The National Association of Realtors has released a comprehensive, market by market report I want to share with you containing the following information:
Home prices in the Greater Portland Metro Region encountered a boom in 2002 to early 2005, but prices have been falling in recent quarters. Homes do not appear to be overpriced. With job gains continuing at a solid pace, home price increases will likely continue, though not at a frenzied pace. A sharp reduction in new-home construction will help control the overall inventory situation. Resetting loans and the rising number of foreclosures related to the subprime fallout are clearly negative factors, but the impact will be offset by the fundamentals of the healthy local economy.
Despite some media reports of the worst housing market conditions since the early 1990s, or even since the Great Depression, the recent home price declines have been negligible at the local level. Unlike past local housing down turns, which were accompanied with severe job cuts, the local economy continues to add jobs.
Apartment rents have been rising at the highest pace in five years, which will begin to encourage some renters to seriously consider ownership. Mortgage rates have also been falling recently and stood near a historic low of 6.5% for prime borrowers. Rates could be even more favorable in upcoming months as the Federal Reserve cuts the federal funds rate in late 2007 and in 2008 as there are clear signs of contained inflation. A revival in FHA loans, which had lost substantial market share to the risky subprime market, will provide funding for low to moderate income households at much more attractive mortgage rates. If a modernization of FHA loans is implemented including lower initial payment requirements, higher loan limits, and risk-based pricing then there could be a surge in FHA loan usage. The outlook is positive. Homebuilders having drastically cut production will help minimize prolonged oversupply conditions. Further production cuts by builders, which is encouraged, will help the market to more quickly return to a healthy state. On the demand side, job gains have added to the number of potential homebuyers. Historical relationships imply roughly one additional homeowner for every two additional new jobs. Since the peak of the housing market two years ago, the local market added 1,800 net new jobs (August 2007 vs August 2005). A rise in home sales and a strengthening in home prices appear imminent.

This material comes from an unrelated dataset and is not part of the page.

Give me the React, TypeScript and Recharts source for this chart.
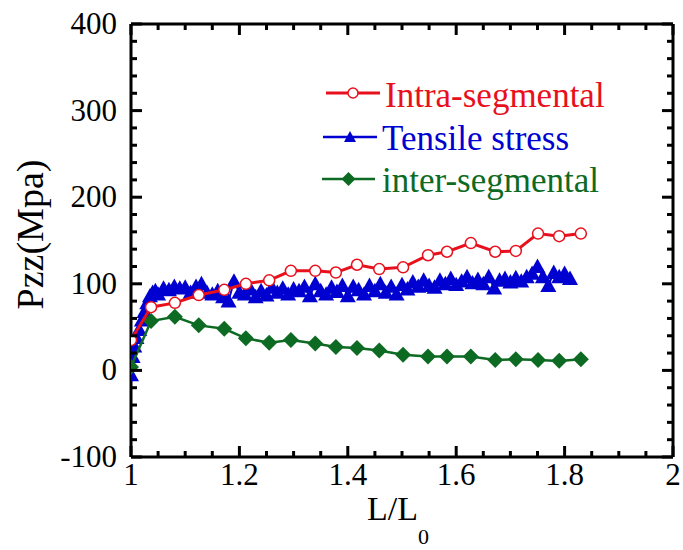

Sales activity has come down and home prices have also been falling in the Portland area. However, the local economy is generating jobs at a healthier pace. The Boston region has picked up strongly, which usually implies that Portland will not be too far behind. The national economy is also fundamentally sound due to rising exports and business spending. Consumer spending will be a bit weaker because of stagnant home price and its accompanying wealth impact. One interesting observation is that the continuing low mortgage rates have not led to more buyers - implying that there is an issue of confidence, or lack thereof - in the homebuying decision. Also, the recent subprime fallout is a concern, though the shakeout will be good for the housing market over the long-run as the market eliminates bad mortgage lenders. Inflation appears to be contained. Both the headline and the core consumer price index decelerated to 2.8% and 2.1%, respectively, over the past 12 months to September. Better yet, most economists anticipate a further deceleration of inflation in 2007. Such an outcome could well lead the Federal Reserve to cut the federal funds and prime rates down the road. A fed funds rate cut is no guarantee of a fall in mortgage rates, but the signal that inflation is contained will force bond buyers to demand lower inflation premium, and hence, lead to lower mortgage rates as well.
With job additions continuing (possibly at a faster clip going forward) and mortgages rates hovering at about 6.4% as of early October 2007, the housing market is poised to climb back. With home prices so affordable it is possible to get a spurt. If, however, mortgage rates were to rise to 7.5% or higher, then the housing market would continue to limp along with the possibility that home prices and overall housing wealth could fall. If rates were to move lower, then the market will recover at an even quicker pace.